Accordingly, if the claims that defendants seek to dismiss under Rule 12(b)(6) were alleged in plaintiff's Amended Complaint and defendants did not seek to dismiss them in their motion to dismiss the Amended Complaint, then defendants have waived the ability to assert that defense to those claims under Rule 12(b). *fn34
Here, plaintiff's Complaint, Amended Complaint and Second Amended Complaint each contain her ADA and PHRA disability discrimination claims. However, defendants did not seek to dismiss these claims from the Complaint or the Amended Complaint. Rather, defendants first challenged these after plaintiff filed her Second Amended Complaint. *fn35
Therefore, I conclude that defendants have waived the Rule 12(b)(6) defense for failure to state a claim upon which relief can be granted regarding the disability retaliation claim and the associational discrimination claim under the ADA and PHRA. Consequently, defendant's motion to dismiss these claims is denied.
Further Amendment of the Pleadings
Plaintiff's Response contains a motion, in the alternative, for leave to further amend the pleadings by filing a Third Amended Complaint.
Under the Federal Rules of Civil Procedure, a plaintiff is entitled to amend his or her complaint once; courts may grant subsequent amendments "when justice so requires." Fed.R.Civ.P. 15(a). Rule 15 provides that leave to amend a complaint should be given freely, but a district court has discretion to deny a request to amend if (1) the moving party has demonstrated undue delay, bad faith or dilatory motives, (2) the amendment would be futile, or (3) the amendment would prejudice the other party. See Grayson v. Mayview State Hospital, 293 F.3d 103, 108 (citing Foman v. Davis, 371 U.S. 178, 182, 83 S.Ct. 229, 230, 9 L.Ed.2d 222, 226 (1962)).
As discussed previously in this Opinion, I conclude that granting plaintiff further leave to amend would be futile. Here, plaintiff has had the opportunity to amend her complaint twice: first, after having been placed on notice of purported deficiencies by defendants' first motion to dismiss (which motion was rendered moot by the parties stipulation permitting plaintiff to file her Amended Complaint); and second, after defendants' subsequent motion to dismiss the Amended Complaint was disposed of by my September 23, 2011 Order and accompanying Opinion.
Because plaintiff was unable to plead specific facts in the Second Amended Complaint to overcome the previously-identified deficiencies, I presume that plaintiff has included in her Second Amended Complaint all of the factual matter that she possesses which supports her claims against defendants.
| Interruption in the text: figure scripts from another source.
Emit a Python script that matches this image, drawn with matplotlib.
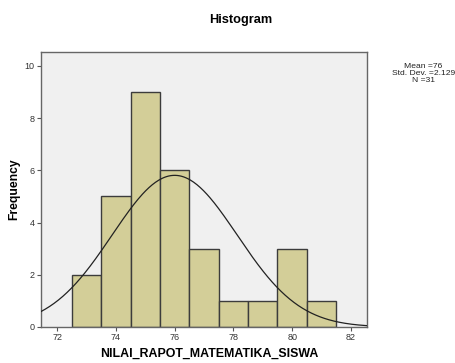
import numpy as np
import matplotlib
matplotlib.use("Agg")
import matplotlib.pyplot as plt

# data --------------------------------------------------------------------
bin_edges = [72.5, 73.5, 74.5, 75.5, 76.5, 77.5, 78.5, 79.5, 80.5, 81.5]
counts = [2, 5, 9, 6, 3, 1, 1, 3, 1]
mean, std, n = 76, 2.129, 31
x_ticks = [72, 74, 76, 78, 80, 82]
y_ticks = [0, 2, 4, 6, 8, 10]

plt.rcParams['font.family'] = ['Liberation Sans', 'DejaVu Sans']

fig = plt.figure(figsize=(4.56, 3.63), dpi=100)
ax = fig.add_axes([0.0899, 0.0992, 0.715, 0.758])
ax.set_facecolor('#f0f0f0')

# bars --------------------------------------------------------------------
lefts = bin_edges[:-1]
widths = np.diff(bin_edges)
ax.bar(lefts, counts, width=widths, align='edge', color='#d3ce98',
       edgecolor='#3c3c3c', linewidth=1.0, zorder=2)

# normal curve ------------------------------------------------------------
xs = np.linspace(71.45, 82.55, 300)
bw = widths[0]
ys = n * bw / (std * np.sqrt(2 * np.pi)) * np.exp(-0.5 * ((xs - mean) / std) ** 2)
ax.plot(xs, ys, color='#222222', linewidth=0.9, zorder=3)

ax.set_xlim(71.45, 82.55)
ax.set_ylim(0, 10.54)
ax.set_xticks(x_ticks)
ax.set_yticks(y_ticks)
ax.tick_params(labelsize=6.5, length=3, width=0.8, color='#555555',
               labelcolor='#333333', pad=1.5)
for s in ax.spines.values():
    s.set_color('#666666')
    s.set_linewidth(1.0)

ax.set_xlabel('NILAI_RAPOT_MATEMATIKA_SISWA', fontsize=8.9, fontweight='bold')
ax.xaxis.set_label_coords(0.517, -0.074)
ax.set_ylabel('Frequency', fontsize=8.7, fontweight='bold')
ax.yaxis.set_label_coords(-0.063, 0.5)

fig.text(0.528, 0.944, 'Histogram', ha='center', va='center', fontsize=9.2,
         fontweight='bold')
fig.text(0.928, 0.798, 'Mean =%g\nStd. Dev. =%.3f\nN =%d' % (mean, std, n),
         ha='center', va='center', fontsize=6.1, linespacing=0.95,
         color='#222222')

fig.savefig('out.png', dpi=100)
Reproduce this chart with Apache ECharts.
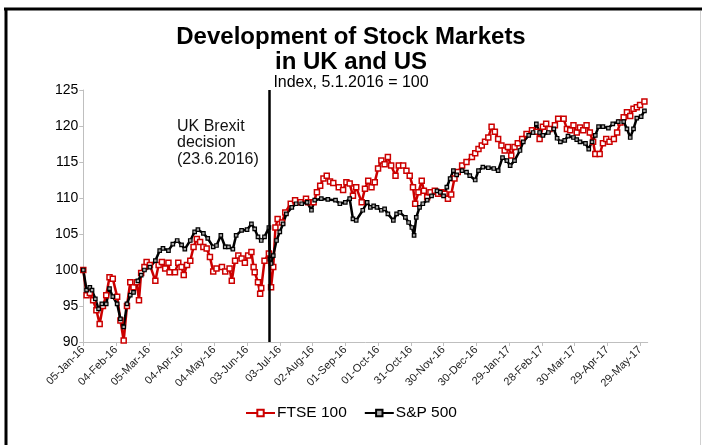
<!DOCTYPE html>
<html>
<head>
<meta charset="utf-8">
<script src="https://cdn.jsdelivr.net/npm/echarts@6/dist/echarts.min.js"></script>
<style>
html, body { margin: 0; padding: 0; background: #fff; }
#main { width: 702px; height: 445px; }
</style>
</head>
<body>
<div id="main"></div>
<script>
// x values are days after 5 Jan 2016
var tickLabels = ['05-Jan-16', '04-Feb-16', '05-Mar-16', '04-Apr-16', '04-May-16', '03-Jun-16',
  '03-Jul-16', '02-Aug-16', '01-Sep-16', '01-Oct-16', '31-Oct-16', '30-Nov-16', '30-Dec-16',
  '29-Jan-17', '28-Feb-17', '30-Mar-17', '29-Apr-17', '29-May-17'];

var ftseDay = [0, 3, 6, 9, 12, 15, 18, 21, 24, 27, 31, 34, 37, 40, 43, 46, 49, 51, 53, 56, 58, 61, 66, 69, 72, 75, 78, 79,
  84, 87, 90, 92, 95, 98, 101, 104, 107, 110, 113, 116, 119, 122, 127, 130, 134, 136, 139, 142, 145, 148, 151, 154,
  156, 157, 160, 162, 163, 166, 170, 172, 174, 176, 178, 182, 185, 190, 194, 199, 204, 206, 211, 214, 217, 220, 223,
  226, 229, 234, 238, 241, 244, 247, 250, 255, 258, 261, 264, 267, 270, 273, 276, 279, 282, 286, 289, 293, 296, 299,
  302, 304, 307, 310, 312, 315, 318, 322, 325, 328, 331, 334, 337, 340, 343, 347, 351, 356, 359, 362, 365, 368, 371,
  374, 377, 380, 383, 386, 389, 392, 395, 398, 402, 406, 411, 415, 418, 421, 424, 427, 432, 435, 440, 443, 446, 449,
  452, 455, 458, 461, 464, 467, 469, 473, 476, 479, 482, 486, 489, 492, 495, 498, 501, 504, 507, 510, 514];
var ftseValue = [100.0, 96.5, 96.8, 95.8, 94.4, 92.5, 95.0, 96.5, 99.0, 98.8, 96.3, 93.0, 90.2, 95.0, 98.3, 97.6, 98.3, 95.8,
  99.6, 100.4, 101.1, 100.7, 98.5, 100.7, 101.1, 100.2, 101.0, 99.7, 99.7, 101.0, 100.4, 99.3, 100.7, 101.3, 103.2,
  104.3, 103.9, 103.2, 103.0, 101.8, 99.8, 100.2, 100.4, 99.8, 100.2, 98.5, 101.3, 102.0, 101.6, 101.0, 102.0, 102.5,
  100.4, 99.7, 98.3, 96.7, 97.5, 101.3, 102.3, 97.6, 100.4, 105.9, 107.1, 106.6, 108.0, 109.2, 109.7, 109.4, 109.9,
  109.4, 109.4, 110.8, 111.7, 112.7, 113.1, 112.3, 112.1, 111.5, 111.1, 112.2, 112.0, 110.3, 111.5, 109.4, 111.3,
  112.4, 111.5, 112.2, 114.1, 115.2, 114.7, 115.7, 114.5, 113.1, 114.5, 114.5, 113.8, 113.1, 111.5, 109.2, 110.8,
  112.4, 111.0, 110.1, 110.8, 111.0, 110.6, 110.8, 110.6, 109.9, 110.5, 112.7, 113.6, 114.5, 115.0, 115.7, 116.2,
  116.8, 117.3, 117.8, 118.4, 119.9, 119.2, 118.2, 117.3, 116.6, 117.1, 115.9, 117.1, 117.6, 118.2, 118.9, 119.4,
  119.2, 118.2, 119.9, 120.3, 119.6, 120.1, 121.0, 121.0, 119.6, 119.4, 120.1, 119.1, 119.8, 119.4, 120.1, 119.1,
  117.8, 116.1, 116.1, 117.6, 118.2, 117.8, 118.2, 119.1, 120.5, 121.2, 121.9, 121.4, 122.4, 122.6, 122.9, 123.4];

var spxDay = [0, 3, 6, 8, 11, 14, 17, 21, 24, 27, 31, 34, 37, 40, 43, 46, 50, 53, 56, 61, 66, 70, 73, 78, 82, 86, 90, 93,
  98, 102, 105, 110, 114, 119, 122, 126, 130, 133, 137, 140, 145, 150, 154, 157, 160, 163, 166, 170, 171, 172, 174,
  177, 180, 183, 186, 191, 195, 200, 205, 209, 212, 218, 224, 231, 235, 240, 244, 247, 250, 256, 260, 263, 266, 269,
  273, 276, 279, 284, 287, 290, 295, 298, 301, 303, 305, 308, 311, 315, 319, 324, 327, 330, 333, 336, 339, 342, 347,
  351, 354, 359, 362, 366, 371, 376, 380, 384, 388, 391, 395, 400, 403, 408, 412, 415, 418, 421, 426, 431, 434, 437,
  441, 444, 449, 452, 455, 460, 463, 466, 469, 472, 476, 481, 485, 490, 495, 498, 501, 504, 507, 511, 514];
var spxValue = [100.0, 97.2, 97.6, 97.2, 96.0, 94.6, 95.3, 95.3, 97.4, 96.3, 95.3, 93.2, 92.1, 95.3, 96.5, 96.9, 98.5, 99.3,
  100.0, 100.4, 101.3, 102.7, 103.0, 102.7, 103.6, 104.1, 103.5, 102.9, 104.1, 105.3, 105.6, 105.1, 104.4, 103.2,
  103.4, 104.8, 103.2, 103.2, 102.9, 104.8, 105.5, 105.6, 106.4, 105.7, 104.6, 104.1, 104.6, 105.9, 101.5, 100.9,
  102.0, 104.1, 105.3, 106.4, 107.8, 108.7, 109.2, 109.2, 109.4, 108.3, 109.7, 109.9, 109.8, 109.7, 109.2, 109.4,
  109.9, 107.1, 106.9, 108.3, 109.4, 108.7, 108.9, 108.7, 108.3, 108.5, 107.8, 106.9, 107.8, 108.0, 107.3, 106.6,
  105.9, 104.8, 107.3, 108.7, 109.2, 109.7, 110.3, 111.0, 110.8, 110.3, 111.5, 112.7, 113.8, 113.2, 113.8, 113.6,
  113.1, 112.5, 113.8, 114.3, 114.2, 114.1, 113.8, 115.6, 115.2, 114.5, 115.2, 116.6, 117.8, 118.7, 119.1, 120.3,
  119.1, 118.7, 119.1, 119.6, 118.3, 117.8, 118.0, 118.6, 118.4, 118.1, 117.8, 117.6, 116.8, 117.8, 118.7, 119.9,
  119.9, 119.7, 120.3, 120.6, 120.6, 119.6, 118.4, 119.6, 121.1, 121.3, 122.1];

var brexitDay = 170; // 23 Jun 2016

var font = "'Liberation Sans', Arial, sans-serif";

function pairs(xs, ys) {
  return xs.map(function (x, i) { return [x, ys[i]]; });
}

var myChart = echarts.init(document.getElementById('main'));

var option = {
  animation: false,
  backgroundColor: '#fff',
  textStyle: { fontFamily: font },
  title: {
    left: 'center',
    top: 25,
    padding: 0,
    itemGap: 0,
    text: 'Development of Stock Markets\nin UK and US',
    textStyle: { fontFamily: font, fontSize: 24, fontWeight: 'bold', color: '#000', lineHeight: 25 },
    subtext: 'Index, 5.1.2016 = 100',
    subtextStyle: { fontFamily: font, fontSize: 16, color: '#000', lineHeight: 16 }
  },
  legend: {
    bottom: 19,
    left: 'center',
    itemWidth: 29,
    itemHeight: 8,
    itemGap: 17,
    textStyle: { fontFamily: font, fontSize: 15.5, color: '#000', padding: [0, 0, 0, -3] },
    data: ['FTSE 100', 'S&P 500']
  },
  grid: { left: 83.3, right: 54.3, top: 90, bottom: 103 },
  xAxis: {
    type: 'value',
    min: 0,
    max: 517,
    interval: 30,
    splitLine: { show: false },
    axisLine: { lineStyle: { color: '#bfbfbf', width: 1 } },
    axisTick: { show: true, length: 4, lineStyle: { color: '#bfbfbf' } },
    axisLabel: {
      rotate: 45,
      margin: 6,
      fontSize: 11,
      color: '#222',
      fontFamily: font,
      showMaxLabel: false,
      formatter: function (v) {
        return v % 30 === 0 ? tickLabels[v / 30] : '';
      }
    }
  },
  yAxis: {
    type: 'value',
    min: 90,
    max: 125,
    interval: 5,
    splitLine: { show: false },
    axisLine: { show: true, lineStyle: { color: '#bfbfbf', width: 1 } },
    axisTick: { show: true, length: 4, lineStyle: { color: '#bfbfbf' } },
    axisLabel: { margin: 5, fontSize: 14, color: '#000', fontFamily: font }
  },
  graphic: [
    { type: 'line', shape: { x1: 4, y1: 9, x2: 702, y2: 9 }, style: { stroke: '#000', lineWidth: 3 } },
    { type: 'line', shape: { x1: 6, y1: 8, x2: 6, y2: 445 }, style: { stroke: '#000', lineWidth: 3 } },
    { type: 'line', shape: { x1: 700.5, y1: 11, x2: 700.5, y2: 445 }, style: { stroke: '#d0d0d0', lineWidth: 1 } },
    {
      type: 'text', left: 177, top: 118,
      style: { text: 'UK Brexit\ndecision\n(23.6.2016)', font: '16px ' + font, lineHeight: 16.5, fill: '#111' }
    }
  ],
  series: [
    {
      name: 'FTSE 100',
      type: 'line',
      data: pairs(ftseDay, ftseValue),
      symbol: 'rect',
      symbolSize: 5,
      showSymbol: true,
      lineStyle: { color: '#cc0000', width: 2.5 },
      itemStyle: { color: '#fff', borderColor: '#cc0000', borderWidth: 1.5 }
    },
    {
      name: 'S&P 500',
      type: 'line',
      data: pairs(spxDay, spxValue),
      symbol: 'rect',
      symbolSize: 3.5,
      showSymbol: true,
      lineStyle: { color: '#000', width: 2.5 },
      itemStyle: { color: '#aaa', borderColor: '#000', borderWidth: 1.2 },
      markLine: {
        silent: true,
        symbol: 'none',
        label: { show: false },
        lineStyle: { color: '#000', width: 2.5, type: 'solid' },
        data: [{ xAxis: brexitDay }]
      }
    }
  ]
};

myChart.setOption(option);
window.onresize = function () {
  myChart.resize();
};
</script>
</body>
</html>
Nonetheless, as explained in this Opinion, plaintiff's Second Amended Complaint does not include sufficient factual matter to support certain of her claims. Accordingly, I conclude that further amendment of plaintiff's complaint would be futile. *fn36
For the foregoing reasons, I grant in part and deny in part defendants' motion to dismiss. Specifically, I grant the motion regarding the claim in Count I for violation of procedural due process arising from deprivation of a constitutionally protected liberty interest in reputation and for conspiracy, and dismiss this claim with prejudice. In all other respects, defendants' motion is denied. In addition, plaintiff's request to further amend her complaint is denied.